━━━ Available data

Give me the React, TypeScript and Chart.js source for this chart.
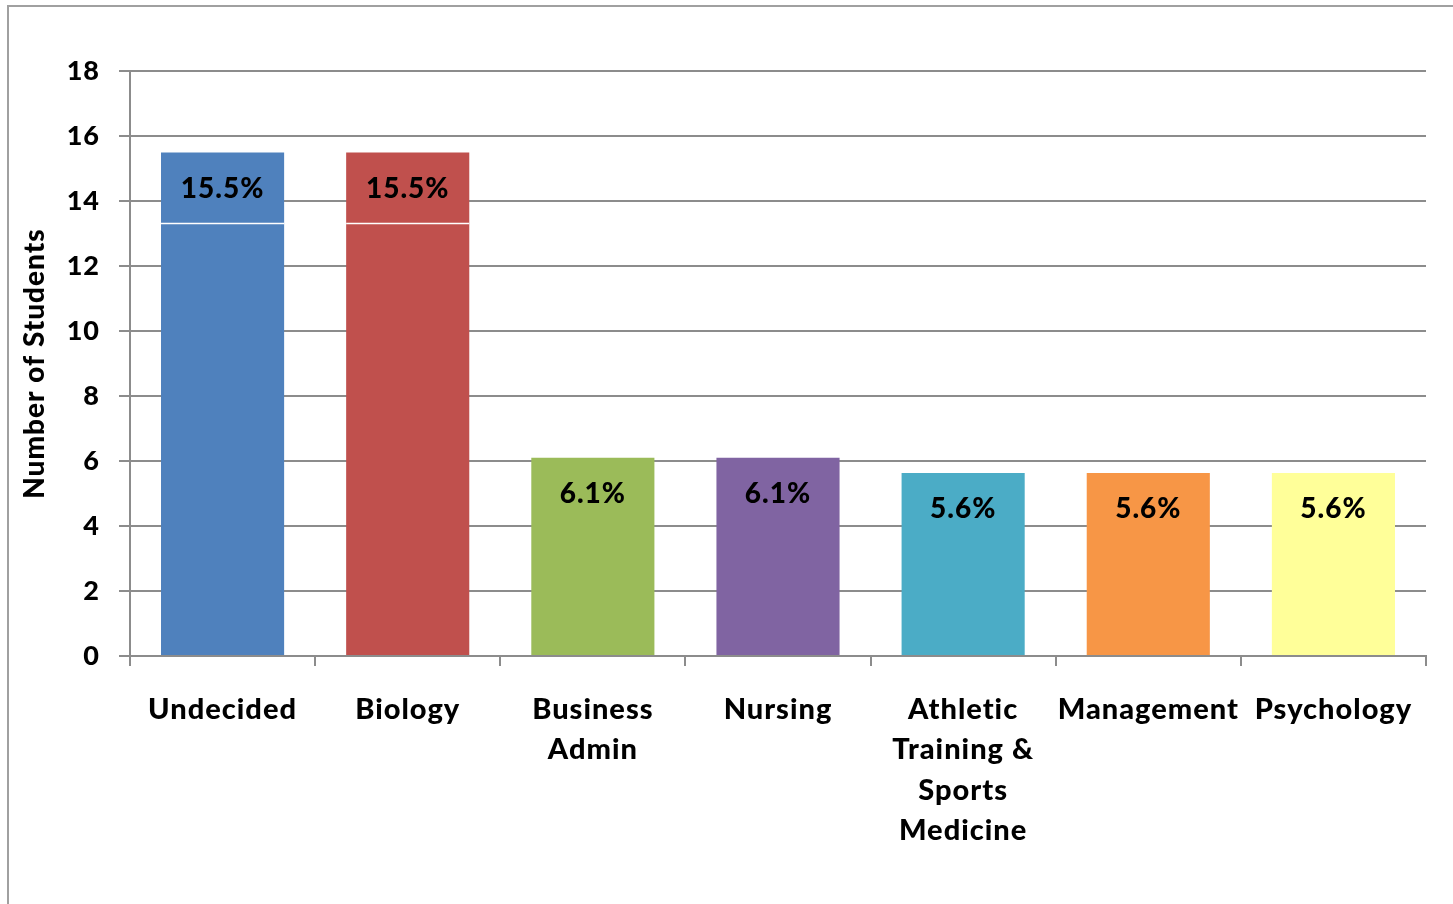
import React, { useEffect, useRef } from "react";
import { Chart, registerables } from "chart.js";

Chart.register(...registerables);

const categories: (string | string[])[] = [
  "Undecided",
  "Biology",
  ["Business", "Admin"],
  "Nursing",
  ["Athletic", "Training &", "Sports", "Medicine"],
  "Management",
  "Psychology",
];
const values = [15.49, 15.49, 6.1, 6.1, 5.63, 5.63, 5.63];
const percentLabels = ["15.5%", "15.5%", "6.1%", "6.1%", "5.6%", "5.6%", "5.6%"];
const barColors = ["#4F81BD", "#C0504D", "#9BBB59", "#8064A2", "#4BACC6", "#F79646", "#FFFF99"];
const splitValues = [13.3, 13.3, null, null, null, null, null];
const yTitle = "Number of Students";

const FONT = "Lato, 'Open Sans', sans-serif";

const spacingPlugin = {
  id: "letterSpacing",
  beforeUpdate(chart: any) {
    chart.ctx.letterSpacing = "1px";
  },
  beforeDraw(chart: any) {
    chart.ctx.letterSpacing = "1px";
  },
};

const labelPlugin = {
  id: "barLabels",
  afterDatasetsDraw(chart: any) {
    const ctx = chart.ctx;
    const meta = chart.getDatasetMeta(0);
    const yScale = chart.scales.y;
    ctx.save();
    meta.data.forEach((bar: any, i: number) => {
      const sv = splitValues[i];
      const half = bar.width / 2;
      if (sv !== null && sv !== undefined) {
        const y = yScale.getPixelForValue(sv);
        ctx.fillStyle = "#ffffff";
        ctx.fillRect(bar.x - half, y - 1, bar.width, 1.5);
      }
      ctx.fillStyle = "#000000";
      ctx.font = `900 28px ${FONT}`;
      ctx.textAlign = "center";
      ctx.textBaseline = "middle";
      ctx.fillText(percentLabels[i], bar.x, bar.y + 36);
    });
    ctx.restore();
  },
};

export default function App() {
  const canvasRef = useRef<HTMLCanvasElement | null>(null);

  useEffect(() => {
    document.body.style.margin = "0";
    const canvas = canvasRef.current;
    if (!canvas) return;
    const chart = new Chart(canvas, {
      type: "bar",
      data: {
        labels: categories,
        datasets: [
          {
            data: values,
            backgroundColor: barColors,
            borderWidth: 0,
            barPercentage: 0.665,
            categoryPercentage: 1,
          },
        ],
      },
      options: {
        animation: false,
        responsive: false,
        maintainAspectRatio: false,
        layout: { padding: { left: 0, right: 27, top: 71, bottom: 0 } },
        plugins: {
          legend: { display: false },
          tooltip: { enabled: false },
        },
        scales: {
          x: {
            afterFit(scale: any) {
              scale.height = 904 - 656;
            },
            grid: {
              offset: true,
              drawOnChartArea: false,
              drawTicks: true,
              tickLength: 10,
              color: "#8c8c8c",
              lineWidth: 2,
            },
            border: { display: true, color: "#8c8c8c", width: 2 },
            ticks: {
              color: "#000000",
              font: { family: FONT, size: 29, weight: "900", lineHeight: 1.4 },
              padding: 23,
              maxRotation: 0,
              autoSkip: false,
            },
          },
          y: {
            min: 0,
            max: 18,
            afterFit(scale: any) {
              scale.width = 130;
            },
            ticks: {
              stepSize: 2,
              color: "#000000",
              font: { family: FONT, size: 27, weight: "900" },
              padding: 19,
            },
            grid: {
              color: "#8c8c8c",
              lineWidth: 2,
              tickLength: 11,
            },
            border: { display: true, color: "#8c8c8c", width: 2 },
            title: {
              display: true,
              text: yTitle,
              color: "#000000",
              font: { family: FONT, size: 28, weight: "900" },
              padding: { top: 18, bottom: 0 },
            },
          },
        },
      },
      plugins: [spacingPlugin, labelPlugin],
    });
    return () => chart.destroy();
  }, []);

  return (
    <div style={{ position: "relative", width: 1453, height: 904, overflow: "hidden", background: "#fff" }}>
      <div
        style={{
          position: "absolute",
          left: 7,
          top: 5,
          width: 1460,
          height: 920,
          borderLeft: "2px solid #a0a0a0",
          borderTop: "2px solid #a0a0a0",
        }}
      />
      <canvas ref={canvasRef} width={1453} height={904} style={{ position: "absolute", left: 0, top: 0 }} />
    </div>
  );
}
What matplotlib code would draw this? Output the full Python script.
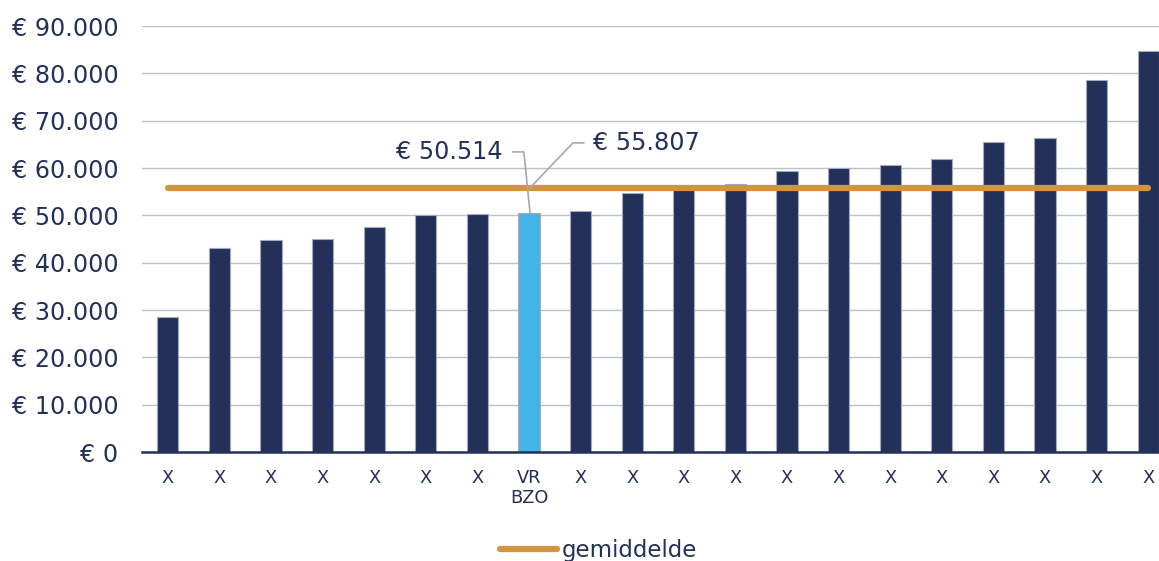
import matplotlib
matplotlib.use("Agg")
import matplotlib.pyplot as plt
from matplotlib.lines import Line2D

categories = ["X", "X", "X", "X", "X", "X", "X", "VR\nBZO", "X", "X",
              "X", "X", "X", "X", "X", "X", "X", "X", "X", "X"]
values = [28600, 43100, 44800, 45000, 47500, 50100, 50200, 50514, 50900, 54700,
          56000, 56600, 59400, 60000, 60600, 61900, 65500, 66300, 78600, 84700]
highlight_index = 7
average = 55807
yticks = list(range(0, 90001, 10000))

def euro(v):
    return "€ " + f"{v:,.0f}".replace(",", ".")

NAVY = "#22305A"
LIGHT = "#41B6E6"
ORANGE = "#D4943F"
GRID = "#BCC0C8"
LEADER = "#A8A8A8"

plt.rcParams["font.family"] = ["DejaVu Sans"]

W, H = 1159, 561
fig = plt.figure(figsize=(W / 100, H / 100), dpi=100)
left_px, bottom_px, top_px = 142, 452, 26
step_px = 51.6
ax = fig.add_axes([left_px / W, (H - bottom_px) / H,
                   step_px * len(values) / W, (bottom_px - top_px) / H])

x = list(range(len(values)))
colors = [LIGHT if i == highlight_index else NAVY for i in x]
ax.bar(x, values, width=0.41, color=colors, edgecolor="#A3AABB", linewidth=0.8, zorder=3)

ax.plot([x[0], x[-1]], [average, average], color=ORANGE, lw=4.5,
        solid_capstyle="round", zorder=4, label="gemiddelde")

ax.set_xlim(-0.5, len(values) - 0.5)
ax.set_ylim(0, 90000)
ax.set_yticks(yticks)
ax.set_yticklabels([euro(v) for v in yticks])
ax.set_xticks(x)
ax.set_xticklabels(categories)
ax.yaxis.grid(True, color=GRID, lw=1.0, zorder=0)
ax.set_axisbelow(True)
for s in ["top", "right", "left"]:
    ax.spines[s].set_visible(False)
ax.spines["bottom"].set_color(NAVY)
ax.spines["bottom"].set_linewidth(1.8)
ax.spines["bottom"].set_zorder(5)
ax.tick_params(axis="y", length=0, pad=17, labelsize=17.2, labelcolor=NAVY)
ax.tick_params(axis="x", length=0, pad=12, labelsize=12.8, labelcolor=NAVY)

# annotations
hv = values[highlight_index]
hx = x[highlight_index]
ax.plot([hx - 0.31, hx - 0.10, hx + 0.02], [63400, 63400, hv], color=LEADER, lw=1.2, zorder=6)
ax.text(hx - 0.51, 63300, euro(hv), ha="right", va="center", fontsize=17.2, color=NAVY)
ax.plot([hx + 0.02, hx + 0.85, hx + 1.06], [average, 65300, 65300], color=LEADER, lw=1.2, zorder=6)
ax.text(hx + 1.24, 65300, euro(average), ha="left", va="center", fontsize=17.2, color=NAVY)

handle = Line2D([], [], color=ORANGE, lw=4.5, solid_capstyle="round")
fig.legend([handle], ["gemiddelde"], loc="center left",
           bbox_to_anchor=(500 / W, 1 - 551 / H), frameon=False, fontsize=16.5,
           handlelength=2.5, handletextpad=0.2, borderpad=0, borderaxespad=0,
           labelcolor=NAVY)

fig.savefig("out.png", dpi=100)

━━━━━━

◆ Problem details: Repeat every record above exactly, but leave out any pictures.

◆ Task solution:
Give me the React, TypeScript and Chart.js source for this chart.
import React, { useEffect, useRef } from "react";
import { Chart, registerables } from "chart.js";

Chart.register(...registerables);

const categories: (string | string[])[] = [
  "Undecided",
  "Biology",
  ["Business", "Admin"],
  "Nursing",
  ["Athletic", "Training &", "Sports", "Medicine"],
  "Management",
  "Psychology",
];
const values = [15.49, 15.49, 6.1, 6.1, 5.63, 5.63, 5.63];
const percentLabels = ["15.5%", "15.5%", "6.1%", "6.1%", "5.6%", "5.6%", "5.6%"];
const barColors = ["#4F81BD", "#C0504D", "#9BBB59", "#8064A2", "#4BACC6", "#F79646", "#FFFF99"];
const splitValues = [13.3, 13.3, null, null, null, null, null];
const yTitle = "Number of Students";

const FONT = "Lato, 'Open Sans', sans-serif";

const spacingPlugin = {
  id: "letterSpacing",
  beforeUpdate(chart: any) {
    chart.ctx.letterSpacing = "1px";
  },
  beforeDraw(chart: any) {
    chart.ctx.letterSpacing = "1px";
  },
};

const labelPlugin = {
  id: "barLabels",
  afterDatasetsDraw(chart: any) {
    const ctx = chart.ctx;
    const meta = chart.getDatasetMeta(0);
    const yScale = chart.scales.y;
    ctx.save();
    meta.data.forEach((bar: any, i: number) => {
      const sv = splitValues[i];
      const half = bar.width / 2;
      if (sv !== null && sv !== undefined) {
        const y = yScale.getPixelForValue(sv);
        ctx.fillStyle = "#ffffff";
        ctx.fillRect(bar.x - half, y - 1, bar.width, 1.5);
      }
      ctx.fillStyle = "#000000";
      ctx.font = `900 28px ${FONT}`;
      ctx.textAlign = "center";
      ctx.textBaseline = "middle";
      ctx.fillText(percentLabels[i], bar.x, bar.y + 36);
    });
    ctx.restore();
  },
};

export default function App() {
  const canvasRef = useRef<HTMLCanvasElement | null>(null);

  useEffect(() => {
    document.body.style.margin = "0";
    const canvas = canvasRef.current;
    if (!canvas) return;
    const chart = new Chart(canvas, {
      type: "bar",
      data: {
        labels: categories,
        datasets: [
          {
            data: values,
            backgroundColor: barColors,
            borderWidth: 0,
            barPercentage: 0.665,
            categoryPercentage: 1,
          },
        ],
      },
      options: {
        animation: false,
        responsive: false,
        maintainAspectRatio: false,
        layout: { padding: { left: 0, right: 27, top: 71, bottom: 0 } },
        plugins: {
          legend: { display: false },
          tooltip: { enabled: false },
        },
        scales: {
          x: {
            afterFit(scale: any) {
              scale.height = 904 - 656;
            },
            grid: {
              offset: true,
              drawOnChartArea: false,
              drawTicks: true,
              tickLength: 10,
              color: "#8c8c8c",
              lineWidth: 2,
            },
            border: { display: true, color: "#8c8c8c", width: 2 },
            ticks: {
              color: "#000000",
              font: { family: FONT, size: 29, weight: "900", lineHeight: 1.4 },
              padding: 23,
              maxRotation: 0,
              autoSkip: false,
            },
          },
          y: {
            min: 0,
            max: 18,
            afterFit(scale: any) {
              scale.width = 130;
            },
            ticks: {
              stepSize: 2,
              color: "#000000",
              font: { family: FONT, size: 27, weight: "900" },
              padding: 19,
            },
            grid: {
              color: "#8c8c8c",
              lineWidth: 2,
              tickLength: 11,
            },
            border: { display: true, color: "#8c8c8c", width: 2 },
            title: {
              display: true,
              text: yTitle,
              color: "#000000",
              font: { family: FONT, size: 28, weight: "900" },
              padding: { top: 18, bottom: 0 },
            },
          },
        },
      },
      plugins: [spacingPlugin, labelPlugin],
    });
    return () => chart.destroy();
  }, []);

  return (
    <div style={{ position: "relative", width: 1453, height: 904, overflow: "hidden", background: "#fff" }}>
      <div
        style={{
          position: "absolute",
          left: 7,
          top: 5,
          width: 1460,
          height: 920,
          borderLeft: "2px solid #a0a0a0",
          borderTop: "2px solid #a0a0a0",
        }}
      />
      <canvas ref={canvasRef} width={1453} height={904} style={{ position: "absolute", left: 0, top: 0 }} />
    </div>
  );
}
What matplotlib code would draw this? Output the full Python script.
import matplotlib
matplotlib.use("Agg")
import matplotlib.pyplot as plt
from matplotlib.lines import Line2D

categories = ["X", "X", "X", "X", "X", "X", "X", "VR\nBZO", "X", "X",
              "X", "X", "X", "X", "X", "X", "X", "X", "X", "X"]
values = [28600, 43100, 44800, 45000, 47500, 50100, 50200, 50514, 50900, 54700,
          56000, 56600, 59400, 60000, 60600, 61900, 65500, 66300, 78600, 84700]
highlight_index = 7
average = 55807
yticks = list(range(0, 90001, 10000))

def euro(v):
    return "€ " + f"{v:,.0f}".replace(",", ".")

NAVY = "#22305A"
LIGHT = "#41B6E6"
ORANGE = "#D4943F"
GRID = "#BCC0C8"
LEADER = "#A8A8A8"

plt.rcParams["font.family"] = ["DejaVu Sans"]

W, H = 1159, 561
fig = plt.figure(figsize=(W / 100, H / 100), dpi=100)
left_px, bottom_px, top_px = 142, 452, 26
step_px = 51.6
ax = fig.add_axes([left_px / W, (H - bottom_px) / H,
                   step_px * len(values) / W, (bottom_px - top_px) / H])

x = list(range(len(values)))
colors = [LIGHT if i == highlight_index else NAVY for i in x]
ax.bar(x, values, width=0.41, color=colors, edgecolor="#A3AABB", linewidth=0.8, zorder=3)

ax.plot([x[0], x[-1]], [average, average], color=ORANGE, lw=4.5,
        solid_capstyle="round", zorder=4, label="gemiddelde")

ax.set_xlim(-0.5, len(values) - 0.5)
ax.set_ylim(0, 90000)
ax.set_yticks(yticks)
ax.set_yticklabels([euro(v) for v in yticks])
ax.set_xticks(x)
ax.set_xticklabels(categories)
ax.yaxis.grid(True, color=GRID, lw=1.0, zorder=0)
ax.set_axisbelow(True)
for s in ["top", "right", "left"]:
    ax.spines[s].set_visible(False)
ax.spines["bottom"].set_color(NAVY)
ax.spines["bottom"].set_linewidth(1.8)
ax.spines["bottom"].set_zorder(5)
ax.tick_params(axis="y", length=0, pad=17, labelsize=17.2, labelcolor=NAVY)
ax.tick_params(axis="x", length=0, pad=12, labelsize=12.8, labelcolor=NAVY)

# annotations
hv = values[highlight_index]
hx = x[highlight_index]
ax.plot([hx - 0.31, hx - 0.10, hx + 0.02], [63400, 63400, hv], color=LEADER, lw=1.2, zorder=6)
ax.text(hx - 0.51, 63300, euro(hv), ha="right", va="center", fontsize=17.2, color=NAVY)
ax.plot([hx + 0.02, hx + 0.85, hx + 1.06], [average, 65300, 65300], color=LEADER, lw=1.2, zorder=6)
ax.text(hx + 1.24, 65300, euro(average), ha="left", va="center", fontsize=17.2, color=NAVY)

handle = Line2D([], [], color=ORANGE, lw=4.5, solid_capstyle="round")
fig.legend([handle], ["gemiddelde"], loc="center left",
           bbox_to_anchor=(500 / W, 1 - 551 / H), frameon=False, fontsize=16.5,
           handlelength=2.5, handletextpad=0.2, borderpad=0, borderaxespad=0,
           labelcolor=NAVY)

fig.savefig("out.png", dpi=100)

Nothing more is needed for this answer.